I’m sure France Telecom would say their convoluted ID’s and passwords offer excellent security, and I suppose they do, from the standpoint that these devices are small and portable and would be easy to misplace or lose.  The U.S. and England devices have no ID or password required, so anyone can use them as long as they still have money on them.    

At least with the UK device, if lost or stolen, someone could only use it until the top-up runs out.  With the Verizon device, it has a number (as do the UK and France devices) similar to a U.S. cell phone number, so I think we could report any of them stolen and the number could be locked or cancelled.  However, the last words the Verizon salesman said to us were, “Don’t lose it.”

 

An Aussie Telstra Option?

We arrived home a few days ago to an article in an Australian computer magazine about our national carrier, Telstra, offering a new prepaid broadband service.  It apparently also includes international roaming in over 20 countries where Telstra has telecommunications partners.  Our guess is that this is probably subject to partner rules regarding connection and/or download time, and could likely be the equivalent of using a mobile phone in another country; i.e., pricey.  It will be interesting to see how the technology is advancing, and if global sharing or standards are coming into play.

My IT guru says it’s definitely worth investigating.  I will post his findings in due course. 
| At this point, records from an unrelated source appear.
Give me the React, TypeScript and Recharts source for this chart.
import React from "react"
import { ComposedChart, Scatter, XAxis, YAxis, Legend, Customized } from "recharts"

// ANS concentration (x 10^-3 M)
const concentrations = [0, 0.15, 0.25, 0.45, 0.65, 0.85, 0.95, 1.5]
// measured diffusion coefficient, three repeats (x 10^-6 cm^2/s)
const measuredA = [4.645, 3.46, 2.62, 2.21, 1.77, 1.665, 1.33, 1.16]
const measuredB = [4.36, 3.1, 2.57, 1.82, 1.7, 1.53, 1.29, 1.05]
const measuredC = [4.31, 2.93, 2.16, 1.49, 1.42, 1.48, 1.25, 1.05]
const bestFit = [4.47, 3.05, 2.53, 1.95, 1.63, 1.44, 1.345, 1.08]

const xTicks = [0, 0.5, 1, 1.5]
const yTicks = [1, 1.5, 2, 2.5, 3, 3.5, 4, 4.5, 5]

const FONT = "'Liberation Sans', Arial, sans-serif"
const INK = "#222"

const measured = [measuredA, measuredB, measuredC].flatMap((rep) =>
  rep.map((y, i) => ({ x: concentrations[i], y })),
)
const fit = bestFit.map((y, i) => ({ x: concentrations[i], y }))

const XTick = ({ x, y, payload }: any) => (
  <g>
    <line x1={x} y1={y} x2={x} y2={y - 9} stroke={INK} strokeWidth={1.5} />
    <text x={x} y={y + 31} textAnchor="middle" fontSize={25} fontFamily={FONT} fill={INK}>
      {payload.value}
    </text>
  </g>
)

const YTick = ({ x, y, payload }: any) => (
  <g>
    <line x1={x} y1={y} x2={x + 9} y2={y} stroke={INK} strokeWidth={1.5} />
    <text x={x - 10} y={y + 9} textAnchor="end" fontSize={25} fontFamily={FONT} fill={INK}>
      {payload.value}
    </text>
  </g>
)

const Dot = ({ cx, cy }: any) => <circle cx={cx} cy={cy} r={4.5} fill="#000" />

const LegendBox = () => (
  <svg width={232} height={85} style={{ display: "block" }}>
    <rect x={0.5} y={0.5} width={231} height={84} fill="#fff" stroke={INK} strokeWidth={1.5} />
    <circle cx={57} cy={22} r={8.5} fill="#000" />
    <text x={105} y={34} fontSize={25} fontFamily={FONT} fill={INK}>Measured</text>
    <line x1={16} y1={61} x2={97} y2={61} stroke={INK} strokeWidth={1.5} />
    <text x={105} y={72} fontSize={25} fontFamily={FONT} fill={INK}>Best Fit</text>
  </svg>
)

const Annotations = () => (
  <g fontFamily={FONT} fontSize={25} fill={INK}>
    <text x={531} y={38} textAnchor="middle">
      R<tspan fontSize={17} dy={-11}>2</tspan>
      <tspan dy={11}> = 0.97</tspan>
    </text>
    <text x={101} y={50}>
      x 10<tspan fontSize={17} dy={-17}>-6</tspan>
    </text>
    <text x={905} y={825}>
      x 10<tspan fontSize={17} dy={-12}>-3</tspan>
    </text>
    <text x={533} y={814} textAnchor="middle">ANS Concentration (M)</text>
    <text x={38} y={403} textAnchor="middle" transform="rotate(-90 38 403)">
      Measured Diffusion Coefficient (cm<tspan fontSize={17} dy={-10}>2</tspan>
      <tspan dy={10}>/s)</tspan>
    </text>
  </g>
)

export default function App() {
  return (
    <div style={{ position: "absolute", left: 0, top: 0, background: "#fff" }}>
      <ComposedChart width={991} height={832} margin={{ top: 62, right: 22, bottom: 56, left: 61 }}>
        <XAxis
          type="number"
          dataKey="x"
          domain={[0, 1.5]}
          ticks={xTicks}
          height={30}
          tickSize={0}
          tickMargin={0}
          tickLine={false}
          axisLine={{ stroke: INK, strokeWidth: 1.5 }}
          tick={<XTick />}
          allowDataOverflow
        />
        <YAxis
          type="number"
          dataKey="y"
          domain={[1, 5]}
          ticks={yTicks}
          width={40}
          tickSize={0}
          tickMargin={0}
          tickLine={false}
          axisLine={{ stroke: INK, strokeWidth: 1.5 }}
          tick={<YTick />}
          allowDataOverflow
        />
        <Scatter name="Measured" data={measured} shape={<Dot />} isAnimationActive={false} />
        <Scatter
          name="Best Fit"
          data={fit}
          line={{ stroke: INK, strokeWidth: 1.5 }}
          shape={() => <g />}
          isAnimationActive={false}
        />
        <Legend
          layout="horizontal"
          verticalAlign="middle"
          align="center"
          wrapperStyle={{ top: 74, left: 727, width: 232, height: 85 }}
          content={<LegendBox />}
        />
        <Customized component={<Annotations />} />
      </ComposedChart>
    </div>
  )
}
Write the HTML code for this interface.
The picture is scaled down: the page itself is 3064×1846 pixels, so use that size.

In the meantime, using these devices has been a big leap forward for us in terms of staying in touch.  It’s private, flexible, and convenient, and no longer do we have to worry about finding a decent connection somewhere.  It costs money and there are some frustrations, but it’s part of the price we pay for travel and will become part of our travel budget.  For us it’s worth every penny, pence, and euro cent.  The value of staying in touch with loved ones is priceless.